(Rows from a dataset of charts and code)
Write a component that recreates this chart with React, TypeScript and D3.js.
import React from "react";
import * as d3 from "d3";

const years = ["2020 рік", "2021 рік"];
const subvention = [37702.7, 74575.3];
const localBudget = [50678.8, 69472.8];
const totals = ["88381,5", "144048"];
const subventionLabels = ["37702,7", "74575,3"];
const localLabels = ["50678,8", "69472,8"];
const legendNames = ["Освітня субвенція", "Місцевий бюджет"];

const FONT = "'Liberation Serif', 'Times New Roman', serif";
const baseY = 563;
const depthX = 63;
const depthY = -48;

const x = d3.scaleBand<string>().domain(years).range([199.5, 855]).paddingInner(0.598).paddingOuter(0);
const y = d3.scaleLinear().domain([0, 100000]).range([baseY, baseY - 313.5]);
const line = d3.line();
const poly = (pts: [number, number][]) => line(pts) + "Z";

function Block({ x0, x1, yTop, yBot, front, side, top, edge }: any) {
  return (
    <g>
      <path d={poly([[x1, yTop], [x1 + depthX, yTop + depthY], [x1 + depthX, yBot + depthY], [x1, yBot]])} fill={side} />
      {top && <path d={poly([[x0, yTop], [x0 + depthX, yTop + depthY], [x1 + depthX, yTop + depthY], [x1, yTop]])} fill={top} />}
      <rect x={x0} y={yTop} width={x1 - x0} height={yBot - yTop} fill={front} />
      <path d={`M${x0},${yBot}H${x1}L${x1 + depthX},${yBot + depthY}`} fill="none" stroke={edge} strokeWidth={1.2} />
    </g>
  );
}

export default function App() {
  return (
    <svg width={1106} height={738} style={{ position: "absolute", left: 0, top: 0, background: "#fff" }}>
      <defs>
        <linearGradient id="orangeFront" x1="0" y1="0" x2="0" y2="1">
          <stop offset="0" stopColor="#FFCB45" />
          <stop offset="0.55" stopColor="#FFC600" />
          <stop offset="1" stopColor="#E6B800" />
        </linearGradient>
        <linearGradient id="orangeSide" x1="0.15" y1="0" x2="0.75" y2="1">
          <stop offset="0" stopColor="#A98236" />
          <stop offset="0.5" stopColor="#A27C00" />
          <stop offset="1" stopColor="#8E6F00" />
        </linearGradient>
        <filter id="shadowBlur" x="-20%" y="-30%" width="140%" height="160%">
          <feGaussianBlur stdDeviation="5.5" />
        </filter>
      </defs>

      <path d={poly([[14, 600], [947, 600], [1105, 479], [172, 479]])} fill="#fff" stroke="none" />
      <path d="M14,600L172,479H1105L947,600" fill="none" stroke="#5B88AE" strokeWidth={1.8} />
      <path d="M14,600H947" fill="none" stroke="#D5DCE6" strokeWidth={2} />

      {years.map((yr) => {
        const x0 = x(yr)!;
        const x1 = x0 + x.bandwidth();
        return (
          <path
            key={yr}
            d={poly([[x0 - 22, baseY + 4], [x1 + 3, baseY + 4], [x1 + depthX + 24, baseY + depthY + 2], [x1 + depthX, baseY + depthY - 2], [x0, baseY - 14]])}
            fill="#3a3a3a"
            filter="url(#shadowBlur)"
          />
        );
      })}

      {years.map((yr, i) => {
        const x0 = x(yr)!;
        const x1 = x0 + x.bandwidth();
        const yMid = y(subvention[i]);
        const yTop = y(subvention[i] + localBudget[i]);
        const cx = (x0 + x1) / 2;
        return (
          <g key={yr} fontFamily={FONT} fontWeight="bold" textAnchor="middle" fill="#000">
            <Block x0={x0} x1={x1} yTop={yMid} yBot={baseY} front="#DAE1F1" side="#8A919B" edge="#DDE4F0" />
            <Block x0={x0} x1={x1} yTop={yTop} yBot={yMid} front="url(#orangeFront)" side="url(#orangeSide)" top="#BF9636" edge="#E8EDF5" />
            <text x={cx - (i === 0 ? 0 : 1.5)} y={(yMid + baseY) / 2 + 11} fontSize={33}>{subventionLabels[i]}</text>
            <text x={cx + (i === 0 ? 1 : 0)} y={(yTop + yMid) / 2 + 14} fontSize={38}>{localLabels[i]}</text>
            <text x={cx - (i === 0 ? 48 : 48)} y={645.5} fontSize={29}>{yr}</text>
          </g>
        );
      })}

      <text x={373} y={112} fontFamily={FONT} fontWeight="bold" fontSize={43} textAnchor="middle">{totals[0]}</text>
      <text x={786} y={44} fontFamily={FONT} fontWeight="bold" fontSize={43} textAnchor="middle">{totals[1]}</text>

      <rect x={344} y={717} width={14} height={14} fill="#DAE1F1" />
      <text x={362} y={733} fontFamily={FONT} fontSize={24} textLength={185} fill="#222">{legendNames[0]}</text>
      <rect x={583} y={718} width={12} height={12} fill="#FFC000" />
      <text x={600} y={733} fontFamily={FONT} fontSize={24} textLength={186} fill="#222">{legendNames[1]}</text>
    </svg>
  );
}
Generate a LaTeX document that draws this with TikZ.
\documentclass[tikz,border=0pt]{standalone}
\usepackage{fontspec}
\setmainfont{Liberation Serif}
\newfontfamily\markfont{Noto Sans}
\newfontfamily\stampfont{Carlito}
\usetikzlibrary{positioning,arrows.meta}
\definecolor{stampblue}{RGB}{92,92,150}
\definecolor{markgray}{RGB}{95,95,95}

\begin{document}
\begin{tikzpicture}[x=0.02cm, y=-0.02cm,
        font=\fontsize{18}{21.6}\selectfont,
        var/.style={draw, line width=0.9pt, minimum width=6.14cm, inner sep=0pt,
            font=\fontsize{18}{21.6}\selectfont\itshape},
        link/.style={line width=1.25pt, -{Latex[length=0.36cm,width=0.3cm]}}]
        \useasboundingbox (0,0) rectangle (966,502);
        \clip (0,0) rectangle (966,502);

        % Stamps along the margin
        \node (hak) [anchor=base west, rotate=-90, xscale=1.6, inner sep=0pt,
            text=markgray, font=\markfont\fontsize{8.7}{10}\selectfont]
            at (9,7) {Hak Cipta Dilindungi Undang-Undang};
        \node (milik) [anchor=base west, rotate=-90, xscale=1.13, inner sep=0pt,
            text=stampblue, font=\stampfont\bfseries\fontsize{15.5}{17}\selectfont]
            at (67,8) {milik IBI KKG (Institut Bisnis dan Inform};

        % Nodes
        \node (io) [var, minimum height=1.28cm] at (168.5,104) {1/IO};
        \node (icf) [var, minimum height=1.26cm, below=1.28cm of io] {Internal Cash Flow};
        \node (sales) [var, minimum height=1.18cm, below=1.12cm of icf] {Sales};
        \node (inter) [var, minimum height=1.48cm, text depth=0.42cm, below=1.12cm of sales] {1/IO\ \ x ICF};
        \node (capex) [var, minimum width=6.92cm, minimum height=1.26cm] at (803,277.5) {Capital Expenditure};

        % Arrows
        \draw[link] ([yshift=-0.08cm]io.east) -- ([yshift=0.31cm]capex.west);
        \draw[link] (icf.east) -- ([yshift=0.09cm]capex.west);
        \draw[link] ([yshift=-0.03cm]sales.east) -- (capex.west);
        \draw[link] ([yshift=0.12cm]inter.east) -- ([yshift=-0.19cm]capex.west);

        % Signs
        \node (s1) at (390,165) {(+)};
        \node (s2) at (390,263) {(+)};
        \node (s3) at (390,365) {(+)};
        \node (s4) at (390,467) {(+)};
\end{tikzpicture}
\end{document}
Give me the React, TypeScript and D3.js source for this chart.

*AIM*
Output the lines of the records above exactly as they appear, from the line containing "Generate a LaTeX" through the line containing "(capex) [var, minimum".

*TASK SOLUTION*
Generate a LaTeX document that draws this with TikZ.
\documentclass[tikz,border=0pt]{standalone}
\usepackage{fontspec}
\setmainfont{Liberation Serif}
\newfontfamily\markfont{Noto Sans}
\newfontfamily\stampfont{Carlito}
\usetikzlibrary{positioning,arrows.meta}
\definecolor{stampblue}{RGB}{92,92,150}
\definecolor{markgray}{RGB}{95,95,95}

\begin{document}
\begin{tikzpicture}[x=0.02cm, y=-0.02cm,
        font=\fontsize{18}{21.6}\selectfont,
        var/.style={draw, line width=0.9pt, minimum width=6.14cm, inner sep=0pt,
            font=\fontsize{18}{21.6}\selectfont\itshape},
        link/.style={line width=1.25pt, -{Latex[length=0.36cm,width=0.3cm]}}]
        \useasboundingbox (0,0) rectangle (966,502);
        \clip (0,0) rectangle (966,502);

        % Stamps along the margin
        \node (hak) [anchor=base west, rotate=-90, xscale=1.6, inner sep=0pt,
            text=markgray, font=\markfont\fontsize{8.7}{10}\selectfont]
            at (9,7) {Hak Cipta Dilindungi Undang-Undang};
        \node (milik) [anchor=base west, rotate=-90, xscale=1.13, inner sep=0pt,
            text=stampblue, font=\stampfont\bfseries\fontsize{15.5}{17}\selectfont]
            at (67,8) {milik IBI KKG (Institut Bisnis dan Inform};

        % Nodes
        \node (io) [var, minimum height=1.28cm] at (168.5,104) {1/IO};
        \node (icf) [var, minimum height=1.26cm, below=1.28cm of io] {Internal Cash Flow};
        \node (sales) [var, minimum height=1.18cm, below=1.12cm of icf] {Sales};
        \node (inter) [var, minimum height=1.48cm, text depth=0.42cm, below=1.12cm of sales] {1/IO\ \ x ICF};
        \node (capex) [var, minimum width=6.92cm, minimum height=1.26cm] at (803,277.5) {Capital Expenditure};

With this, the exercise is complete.